Bob, the case for gun control is made mainly on utilitarian grounds: the argument is that access to guns leads to a lot of harm to other people. The case for the war on drugs is mad partially on utilitarian grounds, with arguments that drugs lead to impaired judgment and harm to public health, but it’s motivated in large part by moralistic (or deontological) considerations, namely the notion that drug use is inherently immoral behavior. So can’t you imagine a liberal, supportive of utilitarian arguments but skeptical of moralistic arguments, putting more stock in gun laws than in drug laws?
Keshav, right, that’s why I’m saying a non-economist liberal who holds those positions doesn’t shock me. But an economist who opposes the Drug War because he realizes it causes gang violence, and then also supports gun control?!

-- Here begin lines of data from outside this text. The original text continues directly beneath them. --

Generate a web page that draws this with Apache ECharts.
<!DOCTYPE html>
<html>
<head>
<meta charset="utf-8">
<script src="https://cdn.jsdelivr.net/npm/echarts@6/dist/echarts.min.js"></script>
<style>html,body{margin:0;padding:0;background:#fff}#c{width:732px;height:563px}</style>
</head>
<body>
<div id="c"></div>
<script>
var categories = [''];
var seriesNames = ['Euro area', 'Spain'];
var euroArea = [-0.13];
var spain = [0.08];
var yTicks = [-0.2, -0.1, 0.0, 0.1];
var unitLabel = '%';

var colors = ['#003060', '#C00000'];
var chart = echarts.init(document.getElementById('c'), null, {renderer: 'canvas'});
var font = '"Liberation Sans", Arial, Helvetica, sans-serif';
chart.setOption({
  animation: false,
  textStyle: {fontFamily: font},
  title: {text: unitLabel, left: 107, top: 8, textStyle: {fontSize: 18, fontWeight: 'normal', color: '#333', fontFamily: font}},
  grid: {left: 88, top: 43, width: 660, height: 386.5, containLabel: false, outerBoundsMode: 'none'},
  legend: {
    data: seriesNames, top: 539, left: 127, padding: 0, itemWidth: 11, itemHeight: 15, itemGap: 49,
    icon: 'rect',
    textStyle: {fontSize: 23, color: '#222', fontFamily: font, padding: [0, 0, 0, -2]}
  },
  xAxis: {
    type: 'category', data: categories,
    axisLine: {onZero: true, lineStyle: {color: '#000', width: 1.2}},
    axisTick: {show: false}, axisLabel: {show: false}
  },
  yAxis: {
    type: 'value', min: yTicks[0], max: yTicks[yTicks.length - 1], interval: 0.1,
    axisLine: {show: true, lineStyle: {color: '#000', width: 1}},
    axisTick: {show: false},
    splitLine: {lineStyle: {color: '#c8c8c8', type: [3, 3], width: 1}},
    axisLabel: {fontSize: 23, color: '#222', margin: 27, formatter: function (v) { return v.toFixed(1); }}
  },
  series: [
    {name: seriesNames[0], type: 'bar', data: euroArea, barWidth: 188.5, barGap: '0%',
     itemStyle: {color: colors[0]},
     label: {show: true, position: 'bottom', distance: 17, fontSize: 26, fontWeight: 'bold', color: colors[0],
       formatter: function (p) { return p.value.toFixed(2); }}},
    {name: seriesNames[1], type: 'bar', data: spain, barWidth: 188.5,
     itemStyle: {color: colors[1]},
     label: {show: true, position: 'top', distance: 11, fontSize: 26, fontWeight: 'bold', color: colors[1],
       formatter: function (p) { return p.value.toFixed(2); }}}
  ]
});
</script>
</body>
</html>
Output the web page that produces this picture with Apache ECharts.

“How can it be permissible? …”:
Robert Palmer – Simply Irresistible
http://www.youtube.com/watch?v=UrGw_cOgwa8
😀
FWIW, I didn’t comment on your clarification because I thought your criticism of the sentence you zeroed in on was more reasonable.
I don’t think it’s a big problem – certainly we organize what little we can observe about the world based on theories we’ve already accepted. But yes, he didn’t “know” that.
I imagine one can say some about human self-awareness as art and things like that evolved… but I don’t really know our prehistory well enough to say for sure.